Your task: From the listing that follows, output everything exactly except the pictures.

Source data:
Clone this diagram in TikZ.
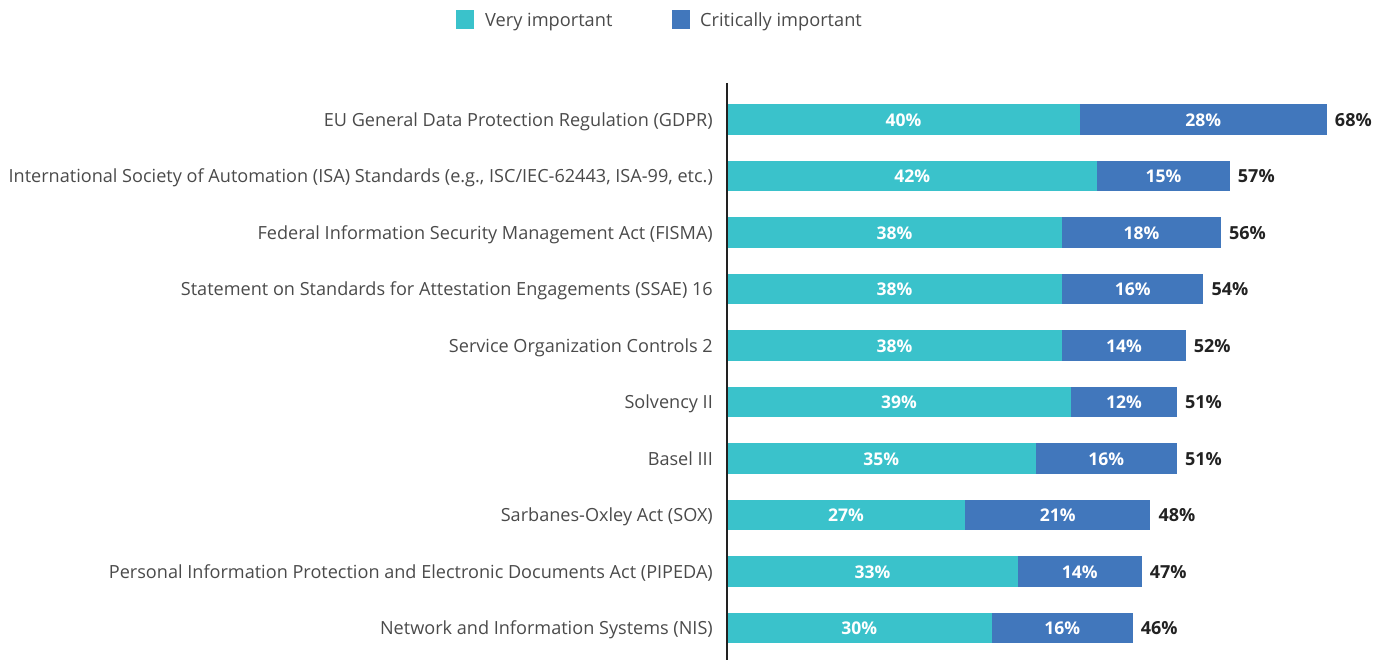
\documentclass[tikz,border=0pt]{standalone}
\usepackage{fontspec}
\setmainfont{Open Sans}
\definecolor{teal1}{HTML}{3AC2CB}
\definecolor{blue1}{HTML}{4177BC}
\definecolor{lbl}{HTML}{4A4A4A}
\definecolor{tot}{HTML}{222222}
\begin{document}
\begin{tikzpicture}[x=1pt,y=-1pt,
  seg/.style={draw=none,minimum height=30.5pt,inner sep=0pt,outer sep=0pt},
  segtext/.style={anchor=base,inner sep=0pt,text=white,font=\fontsize{17.5}{20}\selectfont\bfseries},
  rowlabel/.style={anchor=base east,inner sep=0pt,text=lbl,font=\fontsize{18.1}{20}\selectfont},
  total/.style={anchor=base west,inner sep=0pt,text=tot,font=\fontsize{18}{20}\selectfont\bfseries},
  legtext/.style={anchor=base west,inner sep=0pt,text=lbl,font=\fontsize{18.2}{20}\selectfont},
  legbox/.style={minimum width=18pt,minimum height=19pt,inner sep=0pt}]
\useasboundingbox (0,0) rectangle (1388,660);
\def\u{8.82}
% legend
\node[legbox,fill=teal1] (lv) at (464.5,19.5) {};
\node[legtext] (lvt) at (485,26.7) {Very important};
\node[legbox,fill=blue1] (lc) at (681,19.5) {};
\node[legtext] (lct) at (700,26.7) {Critically important};
% bars
\foreach \i/\lab/\a/\b in {
 1/EU General Data Protection Regulation (GDPR)/40/28,
 2/{International Society of Automation (ISA) Standards (e.g., ISC/IEC-62443, ISA-99, etc.)}/42/15,
 3/Federal Information Security Management Act (FISMA)/38/18,
 4/Statement on Standards for Attestation Engagements (SSAE) 16/38/16,
 5/Service Organization Controls 2/38/14,
 6/Solvency II/39/12,
 7/Basel III/35/16,
 8/Sarbanes-Oxley Act (SOX)/27/21,
 9/Personal Information Protection and Electronic Documents Act (PIPEDA)/33/14,
 10/Network and Information Systems (NIS)/30/16}{
  \pgfmathsetmacro\yy{119.5+(\i-1)*56.5}
  \pgfmathsetmacro\yb{\yy+6.8}
  \pgfmathsetmacro\wa{\a*\u}
  \pgfmathsetmacro\wb{\b*\u}
  \pgfmathtruncatemacro\tt{\a+\b}
  \node[rowlabel] (l\i) at (713,\yb) {\lab};
  \node[seg,fill=teal1,anchor=west,minimum width=\wa pt] (a\i) at (727,\yy) {};
  \node[seg,fill=blue1,anchor=west,minimum width=\wb pt] (b\i) at (a\i.east) {};
  \node[segtext] (at\i) at (a\i.center |- 0,\yb) {\a\%};
  \node[segtext] (bt\i) at (b\i.center |- 0,\yb) {\b\%};
  \node[total] (t\i) at ([xshift=8pt]b\i.east |- 0,\yb) {\tt\%};
}
\coordinate (axt) at (727,83);
\coordinate (axb) at (727,660);
\draw[line width=1.2pt,draw=tot] (axt) -- (axb);
\end{tikzpicture}
\end{document}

Result of the task:
Clone this diagram in TikZ.
\documentclass[tikz,border=0pt]{standalone}
\usepackage{fontspec}
\setmainfont{Open Sans}
\definecolor{teal1}{HTML}{3AC2CB}
\definecolor{blue1}{HTML}{4177BC}
\definecolor{lbl}{HTML}{4A4A4A}
\definecolor{tot}{HTML}{222222}
\begin{document}
\begin{tikzpicture}[x=1pt,y=-1pt,
  seg/.style={draw=none,minimum height=30.5pt,inner sep=0pt,outer sep=0pt},
  segtext/.style={anchor=base,inner sep=0pt,text=white,font=\fontsize{17.5}{20}\selectfont\bfseries},
  rowlabel/.style={anchor=base east,inner sep=0pt,text=lbl,font=\fontsize{18.1}{20}\selectfont},
  total/.style={anchor=base west,inner sep=0pt,text=tot,font=\fontsize{18}{20}\selectfont\bfseries},
  legtext/.style={anchor=base west,inner sep=0pt,text=lbl,font=\fontsize{18.2}{20}\selectfont},
  legbox/.style={minimum width=18pt,minimum height=19pt,inner sep=0pt}]
\useasboundingbox (0,0) rectangle (1388,660);
\def\u{8.82}
% legend
\node[legbox,fill=teal1] (lv) at (464.5,19.5) {};
\node[legtext] (lvt) at (485,26.7) {Very important};
\node[legbox,fill=blue1] (lc) at (681,19.5) {};
\node[legtext] (lct) at (700,26.7) {Critically important};
% bars
\foreach \i/\lab/\a/\b in {
 1/EU General Data Protection Regulation (GDPR)/40/28,
 2/{International Society of Automation (ISA) Standards (e.g., ISC/IEC-62443, ISA-99, etc.)}/42/15,
 3/Federal Information Security Management Act (FISMA)/38/18,
 4/Statement on Standards for Attestation Engagements (SSAE) 16/38/16,
 5/Service Organization Controls 2/38/14,
 6/Solvency II/39/12,
 7/Basel III/35/16,
 8/Sarbanes-Oxley Act (SOX)/27/21,
 9/Personal Information Protection and Electronic Documents Act (PIPEDA)/33/14,
 10/Network and Information Systems (NIS)/30/16}{
  \pgfmathsetmacro\yy{119.5+(\i-1)*56.5}
  \pgfmathsetmacro\yb{\yy+6.8}
  \pgfmathsetmacro\wa{\a*\u}
  \pgfmathsetmacro\wb{\b*\u}
  \pgfmathtruncatemacro\tt{\a+\b}
  \node[rowlabel] (l\i) at (713,\yb) {\lab};
  \node[seg,fill=teal1,anchor=west,minimum width=\wa pt] (a\i) at (727,\yy) {};
  \node[seg,fill=blue1,anchor=west,minimum width=\wb pt] (b\i) at (a\i.east) {};
  \node[segtext] (at\i) at (a\i.center |- 0,\yb) {\a\%};
  \node[segtext] (bt\i) at (b\i.center |- 0,\yb) {\b\%};
  \node[total] (t\i) at ([xshift=8pt]b\i.east |- 0,\yb) {\tt\%};
}
\coordinate (axt) at (727,83);
\coordinate (axb) at (727,660);
\draw[line width=1.2pt,draw=tot] (axt) -- (axb);
\end{tikzpicture}
\end{document}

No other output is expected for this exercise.